Aurora Award Finalist
Introduction by Chaz Brenchley
Jacketed hardcover (ISBN 978-1906301017)
Hardcover (ISBN 978-1848630000)
Ebook (ISBN 978-0991800711)
PS Publishing, 2008
“Highly, highly recommended” —Fantasy Book Critic
From Chaz's introduction:
"There are three stories in this collection, and they reach from van Gogh's rural France to the classic travelling fair to the far lost forest, and from timeshift to shapeshift to the activity of luck. That's range, or at least a glimpse of range, in the grand manner that harks back to Bradbury and Sturgeon and Ellison; that's the freedom that the short form allows, the humming-bird's brief attention at this flower and at this one and at that...
However it dresses, literature has its great themes – love and death, largely – and its lesser themes, and they mirror the natural concerns of life. Which is why, whatever the setting and whatever the mood, Doug Smith's stories turn inward, on their characters. Not always in a kindly way – fiction is necessarily ruthless, or else it degrades into sentimentality – but these are none the less stories that treat with hope, and will not in the end deny it. Dues are paid, and life goes on: reaching, purposeful, intent."
From the cover flap:
We all have things we hide away inside—secrets, fears, aspects of ourselves we keep locked away. Or try to.
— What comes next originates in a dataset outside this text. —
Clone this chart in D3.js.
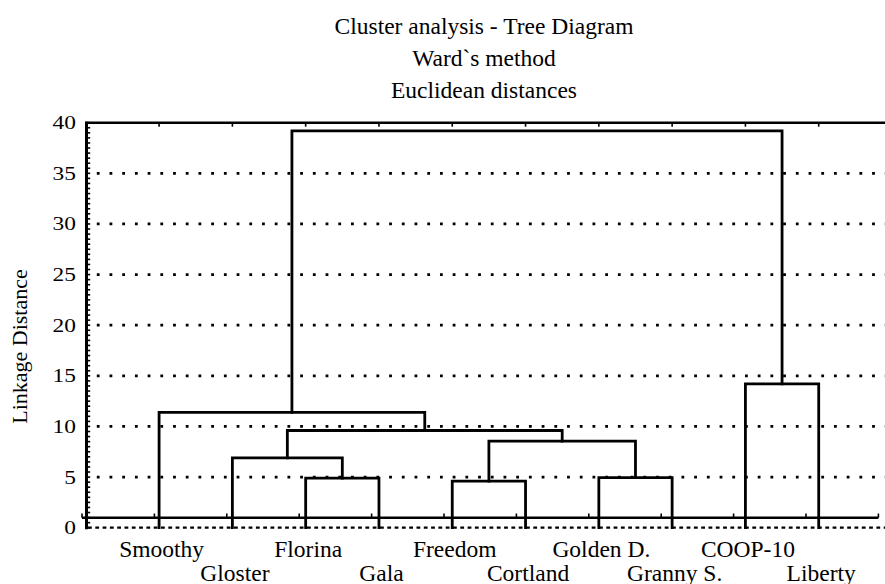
<!DOCTYPE html>
<html>
<head>
<meta charset="utf-8">
<script src="https://cdn.jsdelivr.net/npm/d3@7"></script>
<style>
  body { margin: 0; background: #fff; }
  svg { display: block; }
</style>
</head>
<body>
<svg id="chart" width="885" height="584"></svg>
<script>
// leaves in plotted order
const leaves = ["Smoothy", "Gloster", "Florina", "Gala", "Freedom", "Cortland", "Golden D.", "Granny S.", "COOP-10", "Liberty"];
// joins: ids < 10 are leaves, id 10 + k is the k-th join
const joinLeft = [4, 2, 6, 1, 10, 13, 0, 8, 16];
const joinRight = [5, 3, 7, 11, 12, 14, 15, 9, 17];
const joinHeight = [4.6, 4.9, 4.95, 6.9, 8.55, 9.6, 11.4, 14.2, 39.2];
const yTicks = [0, 5, 10, 15, 20, 25, 30, 35, 40];
const titleLines = ["Cluster analysis - Tree Diagram", "Ward`s method", "Euclidean distances"];

const serif = "'Liberation Serif', 'Times New Roman', Times, serif";

const svg = d3.select("#chart")
    .style("font-family", serif);

const x = d3.scaleLinear().domain([0, 11]).range([85.8, 892]);
// the bottom frame line sits a little off the leaf positions
const xb = d3.scaleLinear().domain([0, 11]).range([82, 878.4]);
const y = d3.scaleLinear().domain([0, 40]).range([527.7, 122.7]);

// titles
svg.selectAll("text.title")
    .data(titleLines)
    .join("text")
    .attr("class", "title")
    .attr("x", 484)
    .attr("y", (d, i) => 33.5 + i * 32)
    .attr("text-anchor", "middle")
    .style("font-size", "23.5px")
    .text(d => d);

// dotted grid
svg.selectAll("line.grid")
    .data(yTicks.filter(d => d > 0 && d < 40))
    .join("line")
    .attr("class", "grid")
    .attr("x1", 96.8).attr("x2", 885)
    .attr("y1", d => y(d)).attr("y2", d => y(d))
    .attr("stroke", "#000")
    .attr("stroke-width", 2.8)
    .attr("stroke-dasharray", "2.8,9.91");

// zero line, dashed
svg.append("line")
    .attr("x1", 88).attr("x2", 885)
    .attr("y1", y(0)).attr("y2", y(0))
    .attr("stroke", "#000")
    .attr("stroke-width", 2.2)
    .attr("stroke-dasharray", "3.8,3.5");

// top frame
svg.append("line")
    .attr("x1", 85).attr("x2", 885)
    .attr("y1", y(40)).attr("y2", y(40))
    .attr("stroke", "#000").attr("stroke-width", 2.6);

svg.selectAll("line.ttick")
    .data(d3.range(1, 11))
    .join("line")
    .attr("class", "ttick")
    .attr("x1", d => x(d)).attr("x2", d => x(d))
    .attr("y1", y(40)).attr("y2", y(40) + 4)
    .attr("stroke", "#000").attr("stroke-width", 1.6);

// bottom frame line
svg.append("line")
    .attr("x1", xb(0)).attr("x2", xb(11))
    .attr("y1", 517.7).attr("y2", 517.7)
    .attr("stroke", "#000").attr("stroke-width", 2.4);

svg.selectAll("line.btick")
    .data(d3.range(0, 12))
    .join("line")
    .attr("class", "btick")
    .attr("x1", d => xb(d)).attr("x2", d => xb(d))
    .attr("y1", 517.7).attr("y2", 513.5)
    .attr("stroke", "#000").attr("stroke-width", 1.6);

// left axis
svg.append("line")
    .attr("x1", 86.5).attr("x2", 86.5)
    .attr("y1", y(40) - 1).attr("y2", y(0) + 1.5)
    .attr("stroke", "#000").attr("stroke-width", 3);

svg.selectAll("line.ltick")
    .data(d3.range(0, 80.5).map(d => d / 2))
    .join("line")
    .attr("class", "ltick")
    .attr("x1", 86.5).attr("x2", 90.2)
    .attr("y1", d => y(d)).attr("y2", d => y(d))
    .attr("stroke", "#000").attr("stroke-width", 1.6);

svg.selectAll("text.ylab")
    .data(yTicks)
    .join("text")
    .attr("class", "ylab")
    .attr("text-anchor", "end")
    .attr("transform", d => `translate(76,${y(d) + 6.5}) scale(1.3,1)`)
    .style("font-size", "18px")
    .text(d => d);

svg.append("text")
    .attr("transform", "translate(26.7,346.5) rotate(-90)")
    .attr("text-anchor", "middle")
    .style("font-size", "22px")
    .text("Linkage Distance");

// dendrogram
const nodeX = leaves.map((d, i) => x(i + 1));
const nodeH = leaves.map(() => 0);
const links = [];
joinHeight.forEach((h, k) => {
    const a = joinLeft[k], b = joinRight[k];
    links.push({ xa: nodeX[a], ha: nodeH[a], xb: nodeX[b], hb: nodeH[b], h: h });
    nodeX.push((nodeX[a] + nodeX[b]) / 2);
    nodeH.push(h);
});

svg.selectAll("path.link")
    .data(links)
    .join("path")
    .attr("class", "link")
    .attr("d", d => {
        const p = d3.path();
        p.moveTo(d.xa, y(d.ha));
        p.lineTo(d.xa, y(d.h));
        p.lineTo(d.xb, y(d.h));
        p.lineTo(d.xb, y(d.hb));
        return p.toString();
    })
    .attr("fill", "none")
    .attr("stroke", "#000")
    .attr("stroke-width", 2.8)
    .attr("stroke-linejoin", "miter")
    .attr("stroke-linecap", "square");

// leaf labels, staggered in two rows
svg.selectAll("text.leaf")
    .data(leaves)
    .join("text")
    .attr("class", "leaf")
    .attr("x", (d, i) => x(i + 1) + 2.5)
    .attr("y", (d, i) => i % 2 === 0 ? 557 : 580.5)
    .attr("text-anchor", "middle")
    .style("font-size", "23.5px")
    .text(d => d);
</script>
</body>
</html>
In that respect, the characters we meet in Douglas Smith's Impossibilia are like any of us. They have things inside them too. Only their things are a little... different.
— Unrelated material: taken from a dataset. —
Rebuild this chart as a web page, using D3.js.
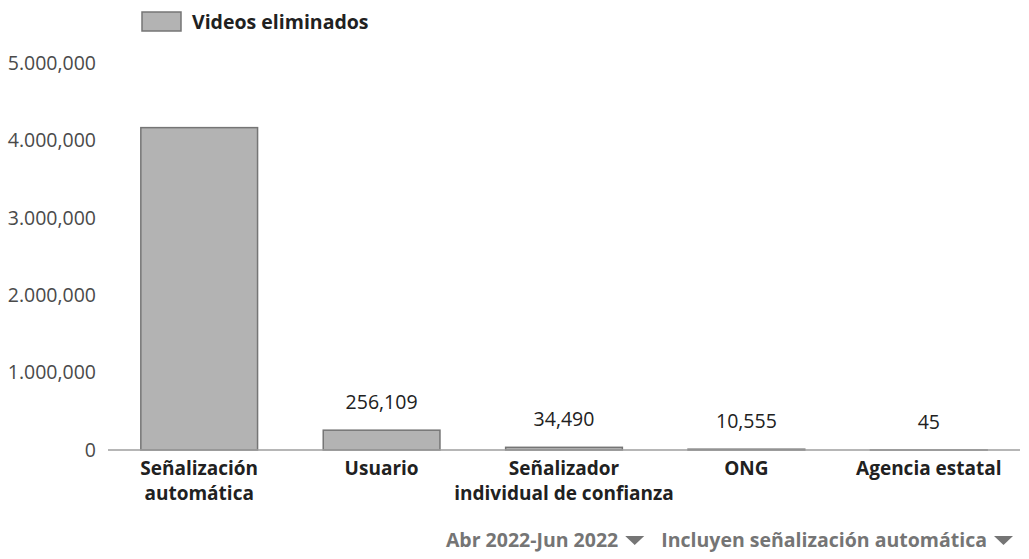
<!DOCTYPE html>
<html>
<head>
<meta charset="utf-8">
<script src="https://cdn.jsdelivr.net/npm/d3@7"></script>
<style>
  html, body { margin: 0; padding: 0; background: #fff; }
  svg { display: block; font-family: 'Open Sans', sans-serif; }
</style>
</head>
<body>
<div class="chart"></div>
<script>
// data
const categories = [
  ['Señalización', 'automática'],
  ['Usuario'],
  ['Señalizador', 'individual de confianza'],
  ['ONG'],
  ['Agencia estatal']
];
const removedVideos = [4165000, 256109, 34490, 10555, 45];
const valueLabels = ['', '256,109', '34,490', '10,555', '45'];
const yTicks = [0, 1000000, 2000000, 3000000, 4000000, 5000000];
const yTickLabels = ['0', '1.000,000', '2.000,000', '3.000,000', '4.000,000', '5.000,000'];
const legendLabel = 'Videos eliminados';
const filters = ['Abr 2022-Jun 2022', 'Incluyen señalización automática'];

const width = 1029;
const height = 559;
const margin = { top: 63, right: 9, bottom: 109, left: 108 };

const svg = d3.select('.chart')
  .append('svg')
    .attr('width', width)
    .attr('height', height);

const xScale = d3.scaleBand()
  .domain(d3.range(categories.length))
  .range([margin.left, width - margin.right])
  .paddingInner(0.36)
  .paddingOuter(0.18);

const yScale = d3.scaleLinear()
  .domain([0, 5000000])
  .range([height - margin.bottom, margin.top]);

// y axis: labels only
const yAxis = svg.append('g')
  .attr('transform', `translate(${margin.left - 12}, 0)`)
  .call(d3.axisLeft(yScale)
    .tickValues(yTicks)
    .tickSize(0)
    .tickPadding(0)
    .tickFormat((d, i) => yTickLabels[i]));
yAxis.select('.domain').remove();
yAxis.selectAll('text')
  .attr('font-family', "'Open Sans', sans-serif")
  .attr('font-size', 19.5)
  .attr('fill', '#4a4a4a');

// bars
svg.selectAll('.bar')
  .data(removedVideos)
  .enter()
  .append('rect')
    .attr('class', 'bar')
    .attr('x', (d, i) => xScale(i))
    .attr('y', d => yScale(d))
    .attr('width', xScale.bandwidth())
    .attr('height', d => yScale(0) - yScale(d))
    .attr('fill', '#b3b3b3')
    .attr('stroke', '#757575')
    .attr('stroke-width', 1.5);

// baseline
svg.append('line')
  .attr('x1', margin.left)
  .attr('x2', width - margin.right)
  .attr('y1', yScale(0))
  .attr('y2', yScale(0))
  .attr('stroke', '#9e9e9e')
  .attr('stroke-width', 1.5);

// value labels
svg.selectAll('.value')
  .data(removedVideos)
  .enter()
  .append('text')
    .attr('class', 'value')
    .attr('x', (d, i) => xScale(i) + xScale.bandwidth() / 2)
    .attr('y', d => yScale(d) - 21)
    .attr('text-anchor', 'middle')
    .attr('font-size', 19.5)
    .attr('fill', '#212121')
    .text((d, i) => valueLabels[i]);

// category labels, one text per line
svg.selectAll('.cat')
  .data(categories.flatMap((lines, i) => lines.map((line, j) => ({ i, j, line }))))
  .enter()
  .append('text')
    .attr('class', 'cat')
    .attr('x', d => xScale(d.i) + xScale.bandwidth() / 2)
    .attr('y', d => yScale(0) + 25 + d.j * 24.5)
    .attr('text-anchor', 'middle')
    .attr('font-size', 19)
    .attr('font-weight', 'bold')
    .attr('fill', '#212121')
    .text(d => d.line);

// legend
const legend = svg.append('g')
  .attr('transform', 'translate(142, 12)');
legend.append('rect')
  .attr('width', 39)
  .attr('height', 19)
  .attr('fill', '#b3b3b3')
  .attr('stroke', '#757575')
  .attr('stroke-width', 1.5);
legend.append('text')
  .attr('x', 50)
  .attr('y', 17)
  .attr('font-size', 19.5)
  .attr('font-weight', 'bold')
  .attr('fill', '#212121')
  .text(legendLabel);

// filter dropdowns, right aligned
const filterG = svg.append('g');
let cursor = 1013;
for (let i = filters.length - 1; i >= 0; i--) {
  filterG.append('path')
    .attr('d', d3.line()([[cursor - 19, 536], [cursor, 536], [cursor - 9.5, 545]]) + 'Z')
    .attr('fill', '#757575');
  const t = filterG.append('text')
    .attr('x', cursor - 26)
    .attr('y', 547)
    .attr('text-anchor', 'end')
    .attr('font-size', 19.5)
    .attr('font-weight', 'bold')
    .attr('fill', '#757575')
    .text(filters[i]);
  const w = t.node().getComputedTextLength();
  cursor = cursor - 26 - w - 17;
}
</script>
</body>
</html>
A dead wife that won't leave. A wolf. The secret to being the luckiest man alive.
In 'Bouquet of Flowers in Vase, by van Gogh', remote viewing drives a search through the past for lost masterpieces. An ex-CIA agent, haunted by the presence of his dead wife, falls in love with a beautiful remote viewer with her own secret. But can viewing the past change the present?
Cree Indian legends, a love triangle, a covert government agency, and shape shifters collide in the award-winning 'Spirit Dance', described in Challenging Destiny as "...a vivid and wonderfully written tale about Native Canadian spirits, in the vein of Thomas King."
In 'Going Down to Lucky Town', an itinerant gambler chases a streak of luck across the country, while trying to win back the love of his daughter. The secret he finds forces him into an ultimate gamble for the highest stakes of all: his daughter's life.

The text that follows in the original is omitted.